Multistate metadynamics for automatic exploration of conical intersections

TL;DR

This paper presents a novel multistate metadynamics method that automatically explores conical intersection seams in molecular systems, aiding the understanding of photophysical and photochemical processes.

Contribution

The introduced multistate metadynamics method enables automatic exploration of conical intersections using energy gap as a collective variable, extending existing techniques.

Findings

Successfully applied to furan, revealing conical intersection landscapes.

Identifies minimum energy crossing points and barriers.

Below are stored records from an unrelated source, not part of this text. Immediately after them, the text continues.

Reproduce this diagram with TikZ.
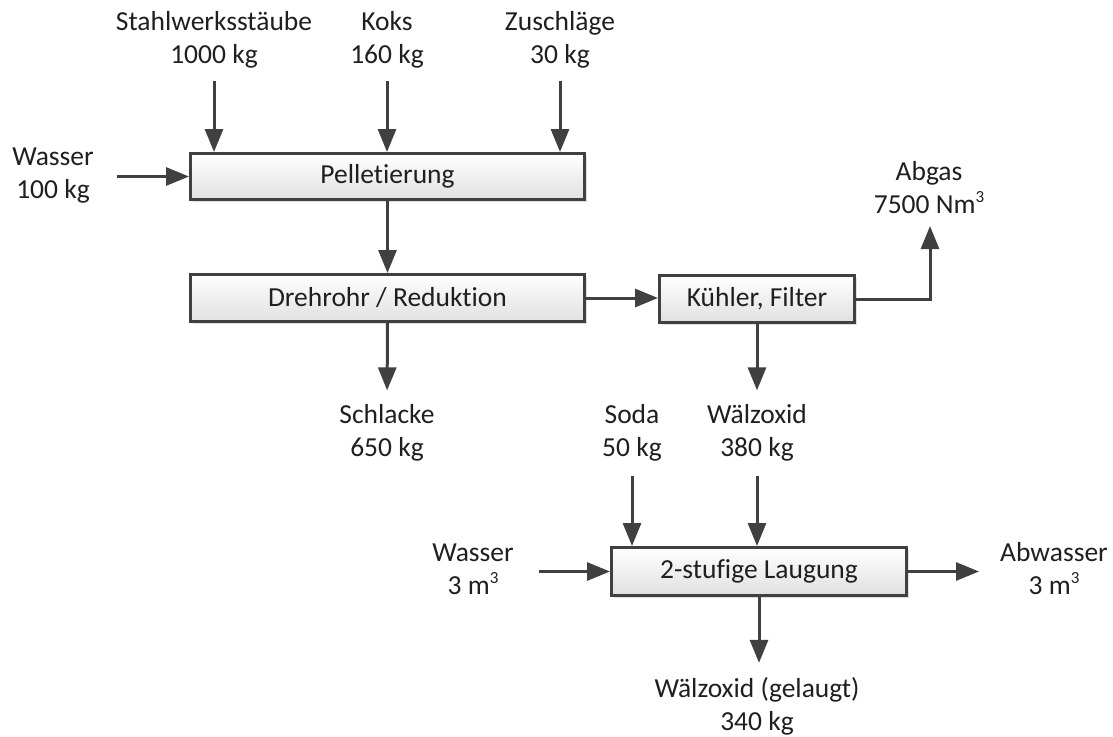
\documentclass[tikz,border=0pt]{standalone}
\usepackage{fontspec}
\setmainfont{Carlito}[Ligatures=NoCommon]
\usetikzlibrary{arrows.meta,shadows}
\definecolor{ln}{HTML}{404040}
\newcommand{\fs}{\fontsize{27.5}{33}\selectfont}
\newcommand{\sups}[1]{\raisebox{0.85ex}{\fontsize{17}{17}\selectfont #1}}
\begin{document}
\begin{tikzpicture}[x=1pt,y=-1pt,
  box/.style={draw=ln,line width=3pt,top color=white,bottom color=black!12,inner sep=0pt,font=\fs,text=black!88,
    drop shadow={shadow xshift=2pt,shadow yshift=-2pt,fill=black,opacity=0.12}},
  lbl/.style={align=center,inner sep=0pt,font=\fs,text=black!88},
  flow/.style={draw=ln,line width=3pt,-{Triangle[length=23pt,width=18pt]}}]
\useasboundingbox (0,0) rectangle (1113,736);
% boxes
\node[box,minimum width=394pt,minimum height=46pt] (pel) at (387.5,176.5) {Pelletierung};
\node[box,minimum width=394pt,minimum height=47pt] (dr) at (387.5,298) {Drehrohr / Reduktion};
\node[box,minimum width=195pt,minimum height=47pt] (kf) at (757,299) {Kühler, Filter};
\node[box,minimum width=295pt,minimum height=48pt] (lg) at (759,571.5) {2-stufige Laugung};
% labels
\node[lbl] (sw) at (214,40) {Stahlwerksstäube\\1000 kg};
\node[lbl] (koks) at (387,40) {Koks\\160 kg};
\node[lbl] (zu) at (560,40) {Zuschläge\\30 kg};
\node[lbl] (w1) at (53,176) {Wasser\\100 kg};
\node[lbl] (abgas) at (929,188) {Abgas\\7500 Nm\sups{3}};
\node[lbl] (sch) at (387,433) {Schlacke\\650 kg};
\node[lbl] (soda) at (632,433) {Soda\\50 kg};
\node[lbl] (wo) at (757,433) {Wälzoxid\\380 kg};
\node[lbl] (w2) at (473,569) {Wasser\\3 m\sups{3}};
\node[lbl] (abw) at (1054,569) {Abwasser\\3 m\sups{3}};
\node[lbl] (wog) at (757,706) {Wälzoxid (gelaugt)\\340 kg};
\coordinate (agt) at (930,226);
% flows
\draw[flow,shorten <=12pt] (sw.south) -- (sw.south |- pel.north);
\draw[flow,shorten <=12pt] (koks.south) -- (koks.south |- pel.north);
\draw[flow,shorten <=12pt] (zu.south) -- (zu.south |- pel.north);
\draw[flow] (w1.east |- pel.west) ++(23,0) -- (pel.west);
\draw[flow] (pel.south) -- (dr.north);
\draw[flow] (dr.east) -- (dr.east -| kf.west);
\draw[flow] (kf.east) -| (agt);
\draw[flow,shorten >=14pt] (dr.south) -- (sch.north);
\draw[flow,shorten >=14pt] (kf.south) -- (kf.south |- wo.north);
\draw[flow,shorten <=14pt] (soda.south) -- (soda.south |- lg.north);
\draw[flow,shorten <=14pt] (wo.south) -- (wo.south |- lg.north);
\draw[flow] (w2.east |- lg.west) ++(25,0) -- (lg.west);
\draw[flow] (lg.east) -- ++(71,0) coordinate (abwt);
\draw[flow,shorten >=14pt] (lg.south) -- (lg.south |- wog.north);
\end{tikzpicture}
\end{document}
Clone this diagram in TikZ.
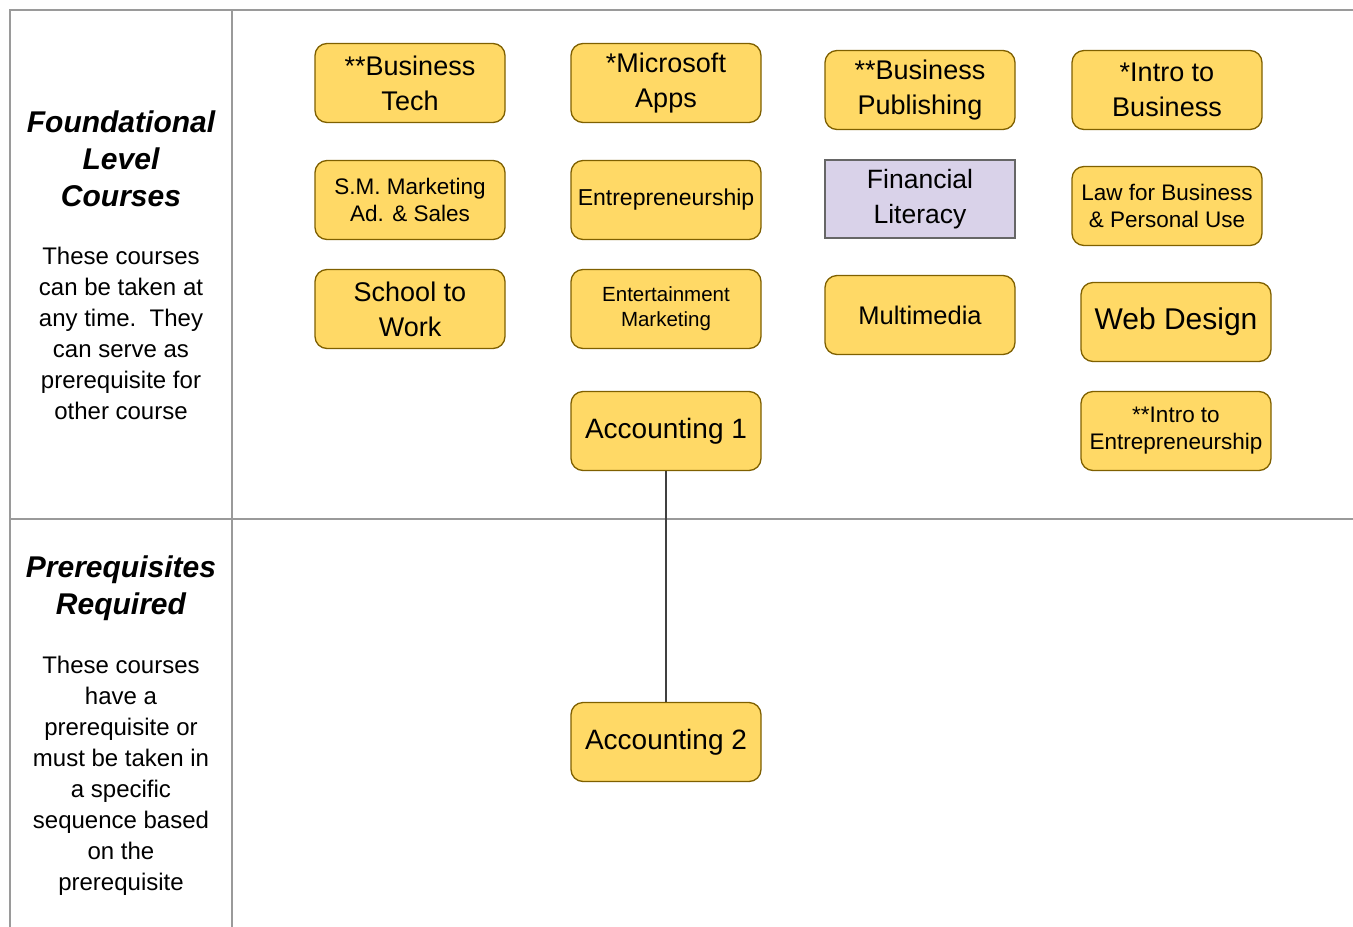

Can be integrated with various electronic structure methods.

Abstract

We introduce multistate metadynamics for automatic exploration of conical intersection seams between adiabatic Born-Oppenheimer potential energy surfaces in molecular systems. By choosing the energy gap between the electronic states as a collective variable the metadynamics drives the system from an arbitrary ground-state configuration toward the intersection seam. Upon reaching the seam, the multistate electronic Hamiltonian is extended by introducing biasing potentials into the off-diagonal elements, and the molecular dynamics is continued on a modified potential energy surface obtained by diagonalization of the latter. The off-diagonal bias serves to locally open the energy gap and push the system to the next intersection point. In this way, the conical intersection energy landscape can be explored, identifying minimum energy crossing points and the barriers separating them. We illustrate the method on the example of furan, a prototype organic molecule exhibiting rich photophysics. The multistate metadynamics reveals plateaus on the conical intersection energy landscape from which the minimum energy crossing points with characteristic geometries can be extracted. The method can be combined with the broad spectrum of electronic structure methods and represents a generally applicable tool for the exploration of photophysics and photochemistry in complex molecules and materials.